With the structure of the instruction format identified, we can construct an opcode table that maps each opcode value to its corresponding handler function. However, before investing time into analyzing each handler, it’s important to verify the identified opcode handler for a newer version of the library to be the same.

Upon repeating the analysis steps described earlier, we discovered that the opcode handler for 0x05 implements behavior different from the expected bitwise OR operation. Unfortunately, Google has introduced a feature that randomizes the opcode handler mapping each time the library is compiled, making analysis significantly more challenging.

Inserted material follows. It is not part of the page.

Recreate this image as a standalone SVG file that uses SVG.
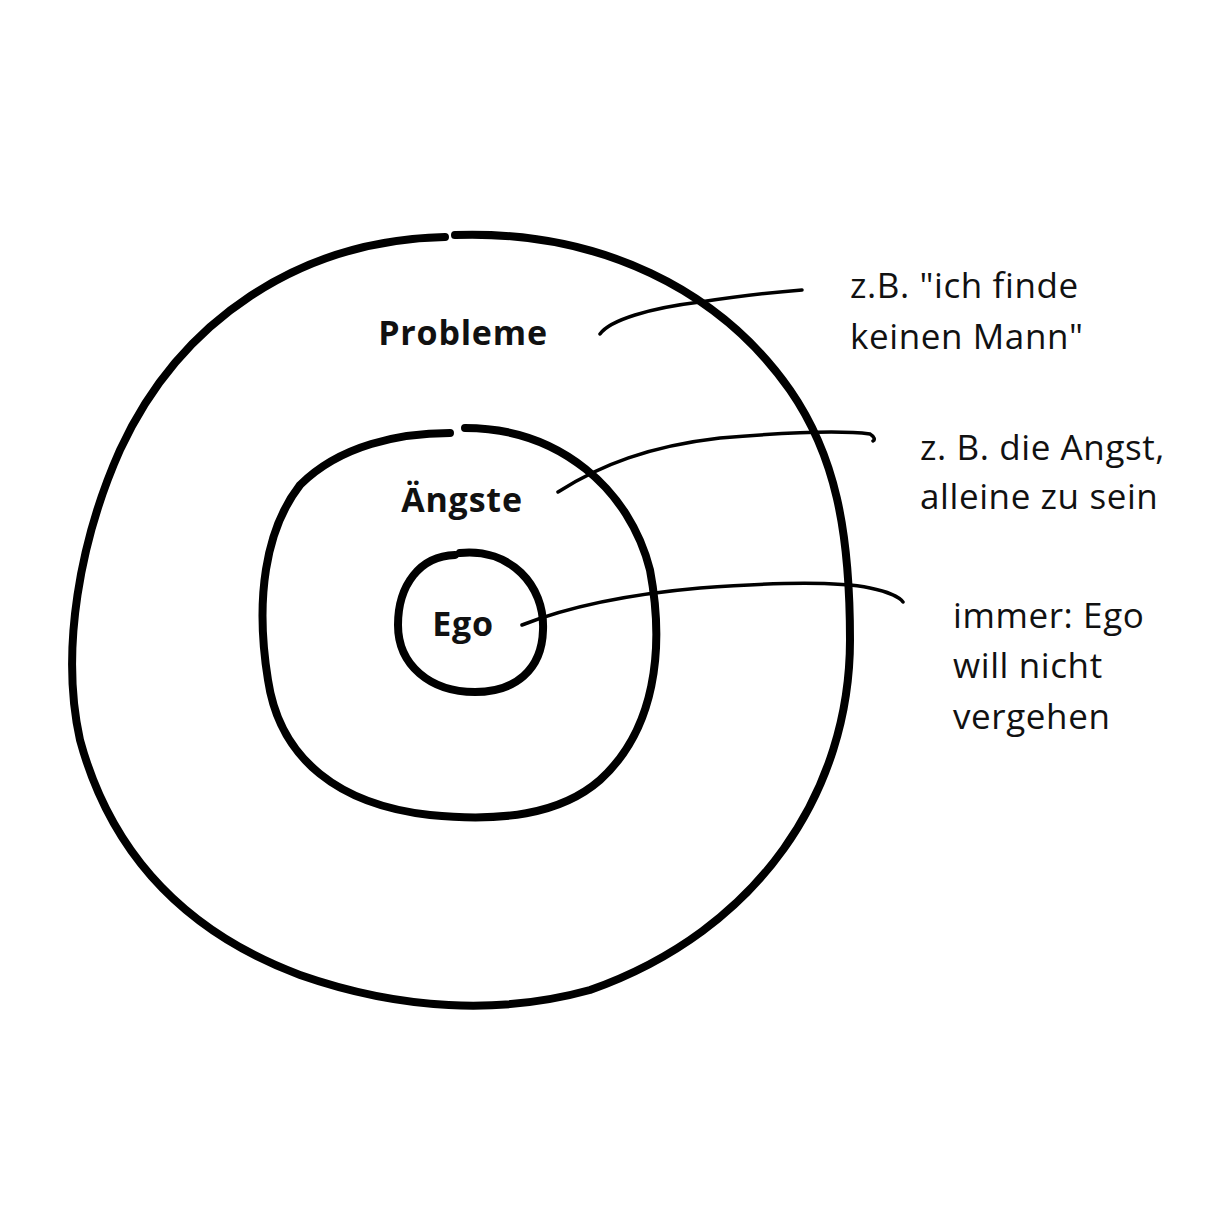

To counter this measure, we can implement handlers based on so-called format IDs, which allow us to abstract away the specific opcode values and focus on the underlying instruction formats instead.

Format IDs#

Format IDs are used to describe the structure of each instruction. They generally consist of three characters: two digits followed by a letter.

The first digit specifies the number of variables taken from the compiled stack.
The second digit indicates the number of additional variables that need to be loaded.
The final letter denotes which variable is used to store the result of the operation, if applicable.

For example, the format :code:"20a" means the instruction reads two variables from the stack, does not load any additional variables, and stores the result in variable :code:'a'. If the letter is :code:"z", it indicates that no data is being stored.

Note

Note there is one additional special letter :code:'x' which indicates that the storage variable has not yet been identified.

We can leverage format IDs to implement a disassembler that is based on these identifiers. In the following sections, we will explore the possibility of automating the analysis process and demonstrate how to implement a decompiler/disassembler effectively. This approach allows us to systematically handle the opcode randomization challenge by focusing on the consistent patterns found in the instruction formats, rather than the opcodes themselves.